Do this
Locate, in the data below, the line that contains "Convert this chart" and the line that contains "if (!canvas) return;"; reproduce exactly those two lines and every line between them, nothing more.

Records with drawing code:
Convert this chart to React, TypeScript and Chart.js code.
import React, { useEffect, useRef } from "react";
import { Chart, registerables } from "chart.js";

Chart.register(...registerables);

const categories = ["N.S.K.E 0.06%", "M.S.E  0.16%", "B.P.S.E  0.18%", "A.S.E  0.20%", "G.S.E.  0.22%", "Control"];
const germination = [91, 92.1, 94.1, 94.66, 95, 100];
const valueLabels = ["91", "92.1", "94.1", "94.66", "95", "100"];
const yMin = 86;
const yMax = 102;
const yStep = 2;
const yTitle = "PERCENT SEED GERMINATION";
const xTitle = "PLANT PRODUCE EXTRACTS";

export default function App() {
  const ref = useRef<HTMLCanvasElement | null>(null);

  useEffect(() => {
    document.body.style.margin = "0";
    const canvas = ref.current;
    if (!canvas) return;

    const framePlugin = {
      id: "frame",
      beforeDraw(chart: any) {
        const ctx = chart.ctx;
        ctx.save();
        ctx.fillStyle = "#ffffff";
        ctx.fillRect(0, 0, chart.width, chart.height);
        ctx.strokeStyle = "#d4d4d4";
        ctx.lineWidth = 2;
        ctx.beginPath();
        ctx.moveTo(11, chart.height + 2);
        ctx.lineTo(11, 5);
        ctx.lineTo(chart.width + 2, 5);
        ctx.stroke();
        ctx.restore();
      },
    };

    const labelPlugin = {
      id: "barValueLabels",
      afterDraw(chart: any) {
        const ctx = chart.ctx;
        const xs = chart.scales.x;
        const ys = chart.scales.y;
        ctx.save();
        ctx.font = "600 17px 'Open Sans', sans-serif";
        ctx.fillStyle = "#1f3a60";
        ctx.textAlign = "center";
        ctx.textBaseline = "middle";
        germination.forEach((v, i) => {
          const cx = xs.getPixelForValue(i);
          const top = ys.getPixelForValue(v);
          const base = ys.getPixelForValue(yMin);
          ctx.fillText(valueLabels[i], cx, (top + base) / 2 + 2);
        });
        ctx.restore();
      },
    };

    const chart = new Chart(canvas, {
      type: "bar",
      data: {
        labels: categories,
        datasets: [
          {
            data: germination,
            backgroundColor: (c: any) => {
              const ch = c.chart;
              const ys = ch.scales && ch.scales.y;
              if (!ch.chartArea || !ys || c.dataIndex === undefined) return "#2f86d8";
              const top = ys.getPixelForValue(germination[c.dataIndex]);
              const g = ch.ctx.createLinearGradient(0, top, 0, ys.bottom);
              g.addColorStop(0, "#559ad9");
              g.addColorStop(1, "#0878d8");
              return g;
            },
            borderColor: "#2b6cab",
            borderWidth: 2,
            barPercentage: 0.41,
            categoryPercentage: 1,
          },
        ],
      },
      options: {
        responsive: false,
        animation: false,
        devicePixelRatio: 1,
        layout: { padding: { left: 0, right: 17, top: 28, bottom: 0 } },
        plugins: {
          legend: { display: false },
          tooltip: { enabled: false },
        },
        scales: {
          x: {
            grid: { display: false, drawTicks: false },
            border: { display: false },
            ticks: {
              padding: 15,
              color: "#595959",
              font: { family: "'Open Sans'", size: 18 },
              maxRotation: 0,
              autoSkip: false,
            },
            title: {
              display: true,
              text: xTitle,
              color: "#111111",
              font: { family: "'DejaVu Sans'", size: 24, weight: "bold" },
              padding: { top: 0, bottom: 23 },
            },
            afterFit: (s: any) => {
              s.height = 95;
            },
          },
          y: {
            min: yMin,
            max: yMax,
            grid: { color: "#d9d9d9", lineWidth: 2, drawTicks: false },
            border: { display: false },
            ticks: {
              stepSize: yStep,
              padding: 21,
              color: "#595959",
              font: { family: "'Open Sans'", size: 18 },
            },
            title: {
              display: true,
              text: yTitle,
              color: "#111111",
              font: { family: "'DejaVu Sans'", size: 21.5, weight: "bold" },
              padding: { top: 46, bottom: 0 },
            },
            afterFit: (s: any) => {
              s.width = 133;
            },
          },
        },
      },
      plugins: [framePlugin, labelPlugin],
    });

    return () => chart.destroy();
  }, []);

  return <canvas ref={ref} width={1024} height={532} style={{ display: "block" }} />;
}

==

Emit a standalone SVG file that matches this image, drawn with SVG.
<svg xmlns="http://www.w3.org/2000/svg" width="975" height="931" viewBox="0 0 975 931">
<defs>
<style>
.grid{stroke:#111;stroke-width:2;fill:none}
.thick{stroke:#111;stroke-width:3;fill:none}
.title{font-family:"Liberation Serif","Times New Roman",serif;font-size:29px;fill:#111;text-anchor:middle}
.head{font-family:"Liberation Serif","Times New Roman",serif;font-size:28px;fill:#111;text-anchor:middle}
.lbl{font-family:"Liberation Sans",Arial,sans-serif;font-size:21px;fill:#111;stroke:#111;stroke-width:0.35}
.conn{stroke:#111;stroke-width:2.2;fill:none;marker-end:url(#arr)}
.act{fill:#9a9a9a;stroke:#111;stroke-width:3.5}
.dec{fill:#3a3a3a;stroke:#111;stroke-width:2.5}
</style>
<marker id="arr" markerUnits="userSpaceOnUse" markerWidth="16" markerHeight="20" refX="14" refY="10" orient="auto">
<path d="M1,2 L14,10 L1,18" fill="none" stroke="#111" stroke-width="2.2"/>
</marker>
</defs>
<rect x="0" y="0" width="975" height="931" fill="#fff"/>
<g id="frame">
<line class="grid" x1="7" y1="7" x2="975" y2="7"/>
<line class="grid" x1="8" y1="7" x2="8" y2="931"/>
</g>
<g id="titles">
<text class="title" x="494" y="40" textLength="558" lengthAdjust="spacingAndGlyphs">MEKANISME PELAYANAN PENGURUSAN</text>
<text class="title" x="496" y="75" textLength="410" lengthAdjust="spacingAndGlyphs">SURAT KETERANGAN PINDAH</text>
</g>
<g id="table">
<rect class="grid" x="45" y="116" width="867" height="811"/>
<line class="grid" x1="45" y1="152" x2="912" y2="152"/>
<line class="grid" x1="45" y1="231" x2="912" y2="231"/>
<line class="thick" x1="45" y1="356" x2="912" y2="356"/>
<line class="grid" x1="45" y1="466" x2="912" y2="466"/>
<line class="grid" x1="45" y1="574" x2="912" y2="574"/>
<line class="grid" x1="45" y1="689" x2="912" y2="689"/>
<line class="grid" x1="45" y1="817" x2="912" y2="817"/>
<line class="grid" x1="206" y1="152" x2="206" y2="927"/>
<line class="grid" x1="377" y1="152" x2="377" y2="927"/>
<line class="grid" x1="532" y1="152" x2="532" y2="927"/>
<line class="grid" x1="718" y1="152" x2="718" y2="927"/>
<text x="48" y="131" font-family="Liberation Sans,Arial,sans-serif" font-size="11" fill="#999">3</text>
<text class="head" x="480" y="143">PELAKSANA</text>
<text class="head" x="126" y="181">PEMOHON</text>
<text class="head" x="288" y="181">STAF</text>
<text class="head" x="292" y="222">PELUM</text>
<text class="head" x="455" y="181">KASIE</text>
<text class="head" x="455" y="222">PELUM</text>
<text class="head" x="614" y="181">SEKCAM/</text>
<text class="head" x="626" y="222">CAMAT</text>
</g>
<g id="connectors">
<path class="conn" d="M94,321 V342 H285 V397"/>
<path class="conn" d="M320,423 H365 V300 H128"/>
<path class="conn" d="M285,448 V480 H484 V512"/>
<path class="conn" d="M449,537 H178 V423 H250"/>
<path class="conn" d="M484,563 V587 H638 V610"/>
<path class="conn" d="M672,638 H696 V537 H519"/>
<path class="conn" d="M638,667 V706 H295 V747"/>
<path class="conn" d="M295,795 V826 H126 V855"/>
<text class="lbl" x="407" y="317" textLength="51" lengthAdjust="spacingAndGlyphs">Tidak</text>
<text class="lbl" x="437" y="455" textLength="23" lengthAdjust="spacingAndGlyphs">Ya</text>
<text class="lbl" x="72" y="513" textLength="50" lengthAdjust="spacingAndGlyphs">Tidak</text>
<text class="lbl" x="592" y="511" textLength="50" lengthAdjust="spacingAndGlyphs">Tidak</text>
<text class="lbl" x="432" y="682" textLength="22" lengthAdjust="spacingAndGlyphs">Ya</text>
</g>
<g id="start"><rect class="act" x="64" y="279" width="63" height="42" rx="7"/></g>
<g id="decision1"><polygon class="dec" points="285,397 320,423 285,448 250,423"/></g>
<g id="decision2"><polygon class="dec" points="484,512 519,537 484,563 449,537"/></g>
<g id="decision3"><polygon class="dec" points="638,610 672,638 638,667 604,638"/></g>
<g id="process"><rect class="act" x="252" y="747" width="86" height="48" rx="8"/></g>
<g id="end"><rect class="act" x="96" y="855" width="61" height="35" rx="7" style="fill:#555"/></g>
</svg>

Solution to this exercise
Convert this chart to React, TypeScript and Chart.js code.
import React, { useEffect, useRef } from "react";
import { Chart, registerables } from "chart.js";

Chart.register(...registerables);

const categories = ["N.S.K.E 0.06%", "M.S.E  0.16%", "B.P.S.E  0.18%", "A.S.E  0.20%", "G.S.E.  0.22%", "Control"];
const germination = [91, 92.1, 94.1, 94.66, 95, 100];
const valueLabels = ["91", "92.1", "94.1", "94.66", "95", "100"];
const yMin = 86;
const yMax = 102;
const yStep = 2;
const yTitle = "PERCENT SEED GERMINATION";
const xTitle = "PLANT PRODUCE EXTRACTS";

export default function App() {
  const ref = useRef<HTMLCanvasElement | null>(null);

  useEffect(() => {
    document.body.style.margin = "0";
    const canvas = ref.current;
    if (!canvas) return;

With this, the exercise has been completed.